Przy okazji publikacji raportu i udzielanych wówczas wywiadów Greg Dyke narzekał, że w Anglii brakuje wykwalifikowanych trenerów. Jest taka statystyka mówiąca, że opiekunów piłkarskiej młodzieży z licencją B jest w Anglii ok. 9.5 tys., w Niemczech 21,5 tys., a w Hiszpanii nawet 37,5 tys…

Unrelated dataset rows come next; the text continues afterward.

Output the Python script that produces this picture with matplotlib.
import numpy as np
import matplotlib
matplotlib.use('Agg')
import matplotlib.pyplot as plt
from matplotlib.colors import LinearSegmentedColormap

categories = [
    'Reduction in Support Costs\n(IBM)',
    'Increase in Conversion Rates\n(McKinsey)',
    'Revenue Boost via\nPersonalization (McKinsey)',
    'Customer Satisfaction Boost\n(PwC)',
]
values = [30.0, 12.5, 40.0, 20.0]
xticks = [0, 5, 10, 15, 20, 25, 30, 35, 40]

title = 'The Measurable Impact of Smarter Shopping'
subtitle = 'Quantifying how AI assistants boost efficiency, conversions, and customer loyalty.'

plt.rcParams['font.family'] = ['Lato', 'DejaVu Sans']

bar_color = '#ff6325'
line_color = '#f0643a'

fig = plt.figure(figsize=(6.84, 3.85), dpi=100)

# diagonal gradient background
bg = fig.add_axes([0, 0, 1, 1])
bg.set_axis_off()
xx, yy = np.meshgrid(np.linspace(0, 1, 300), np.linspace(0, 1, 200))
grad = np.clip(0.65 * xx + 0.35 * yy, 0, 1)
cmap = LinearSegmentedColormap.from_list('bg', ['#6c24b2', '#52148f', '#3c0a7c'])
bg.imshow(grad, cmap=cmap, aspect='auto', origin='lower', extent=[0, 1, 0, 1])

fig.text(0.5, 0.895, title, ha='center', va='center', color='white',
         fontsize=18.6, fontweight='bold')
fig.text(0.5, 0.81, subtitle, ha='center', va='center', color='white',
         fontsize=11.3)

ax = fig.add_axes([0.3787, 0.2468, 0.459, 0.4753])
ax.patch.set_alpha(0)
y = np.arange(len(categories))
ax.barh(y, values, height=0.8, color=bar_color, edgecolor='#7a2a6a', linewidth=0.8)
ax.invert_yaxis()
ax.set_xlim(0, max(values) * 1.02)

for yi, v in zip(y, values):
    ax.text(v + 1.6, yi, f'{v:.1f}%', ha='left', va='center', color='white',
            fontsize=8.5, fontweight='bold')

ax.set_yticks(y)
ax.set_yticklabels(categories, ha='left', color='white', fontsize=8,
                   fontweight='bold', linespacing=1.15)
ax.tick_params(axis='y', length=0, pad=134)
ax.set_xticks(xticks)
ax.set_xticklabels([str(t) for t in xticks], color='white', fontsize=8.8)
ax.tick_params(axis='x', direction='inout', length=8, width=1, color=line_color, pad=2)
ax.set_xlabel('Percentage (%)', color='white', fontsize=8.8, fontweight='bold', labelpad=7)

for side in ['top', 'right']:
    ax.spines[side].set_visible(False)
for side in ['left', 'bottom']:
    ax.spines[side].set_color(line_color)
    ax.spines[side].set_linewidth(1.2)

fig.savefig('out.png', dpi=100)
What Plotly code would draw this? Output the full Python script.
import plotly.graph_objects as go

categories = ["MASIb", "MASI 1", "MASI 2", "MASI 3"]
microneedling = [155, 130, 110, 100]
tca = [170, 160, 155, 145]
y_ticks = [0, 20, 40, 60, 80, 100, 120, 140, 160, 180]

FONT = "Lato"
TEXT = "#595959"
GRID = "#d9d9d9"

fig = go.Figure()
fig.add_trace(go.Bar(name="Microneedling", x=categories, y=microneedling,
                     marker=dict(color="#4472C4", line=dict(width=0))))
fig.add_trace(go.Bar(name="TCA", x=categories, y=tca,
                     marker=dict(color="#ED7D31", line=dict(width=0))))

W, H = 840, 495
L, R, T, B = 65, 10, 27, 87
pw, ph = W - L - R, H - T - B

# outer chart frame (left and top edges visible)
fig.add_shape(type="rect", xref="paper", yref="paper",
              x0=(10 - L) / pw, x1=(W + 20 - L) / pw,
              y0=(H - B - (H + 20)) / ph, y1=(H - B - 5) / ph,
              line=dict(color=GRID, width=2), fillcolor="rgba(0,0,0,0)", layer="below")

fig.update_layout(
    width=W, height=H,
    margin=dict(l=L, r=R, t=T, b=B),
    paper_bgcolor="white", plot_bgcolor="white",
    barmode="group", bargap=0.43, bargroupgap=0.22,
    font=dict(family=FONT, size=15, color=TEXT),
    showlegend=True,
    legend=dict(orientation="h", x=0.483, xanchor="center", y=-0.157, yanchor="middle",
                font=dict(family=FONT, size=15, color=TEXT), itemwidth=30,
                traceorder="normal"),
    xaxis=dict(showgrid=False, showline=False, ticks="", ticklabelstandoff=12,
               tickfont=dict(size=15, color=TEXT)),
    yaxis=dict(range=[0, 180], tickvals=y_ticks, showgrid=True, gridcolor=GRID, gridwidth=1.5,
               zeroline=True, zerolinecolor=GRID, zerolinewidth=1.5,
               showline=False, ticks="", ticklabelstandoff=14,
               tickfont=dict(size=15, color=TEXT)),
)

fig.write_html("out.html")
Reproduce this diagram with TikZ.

…no tak, ale jak powstają takie rozbieżności? Te statystyki nie są właściwe. Sposób, w jaki FA ocenia, czy o kimś można mówić jak o trenerze, jest inny. Pracowałem w FA, jak te statystyki pierwszy raz zrobiły „furorę”. Dla przykładu, hiszpański związek piłki nożnej zalicza cię do grona trenerów, jeśli kiedykolwiek w życiu zdałeś ich test na licencję B. W Anglii licencja nie jest bezterminowa. Jeśli nie odnowisz swoich papierów, to FA uznaje, że już nie jesteś trenerem.
Ale skoro prezes FA sam mówi o tym, że jest Was za mało?
Myślę, że to bardzo ogólna myśl. Na kwalifikacje w Anglii patrzy się inaczej niż na kontynencie, szczególnie wśród trenerów „grassroots”. W Hiszpanii czy Holandii oczekuje się od ciebie coraz wyższych kwalifikacji, na Wyspach jest trochę inaczej. Może wielu trenerów nie ma dostępu – choćby finansowego – do takich kursów, a nawet jeśli by miało, nie jest powiedziane, że by z niego skorzystali. Zgodzę się jednak, że w kraju jest potrzeba posiadania większej liczby wykwalifikowanych trenerów.
Czy zmiana na stanowisku menadżera zespołu wpłynęła na zarządzanie akademią?
Nie, nie bardzo. Juergen Klopp ma reputację menadżera, który daje szansę zaistnieć młodzieży. Zresztą widzimy, że to już się dzieje. Także i Brendan Rodgers miał bardzo podobne podejście w tej kwestii. Mam wrażenie, że większość klubów zachowuje się w tym wypadku podobnie. Nasz system, to, jak pracujemy, szczególnie z najmłodszymi, nie zmienia się drastycznie. Ma to największy wpływ na finalne przygotowania do wprowadzenia do zespołu. Wówczas najstarsze roczniki modeluje się pod wizję trenera pierwszego zespołu.
Jakaś lokalna perełka, którą niedługo ujrzymy u boku Juergena Kloppa?
To pytanie pada przy każdej rozmowie. I zawsze odpowiadam na nie: nie. Tak jak Ferguson nigdy nie rozpowiadał o diamentach tworzących „Class of 92”. To nakłada dodatkową presję na tego zawodnika, którego nazwisko bym teraz wymienił. Z kolei piłkarze, o których zapomnę bądź nie wspomnę celowo, zaczną się zastanawiać, czy przypadkiem właśnie nie przekreśliłem ich kariery.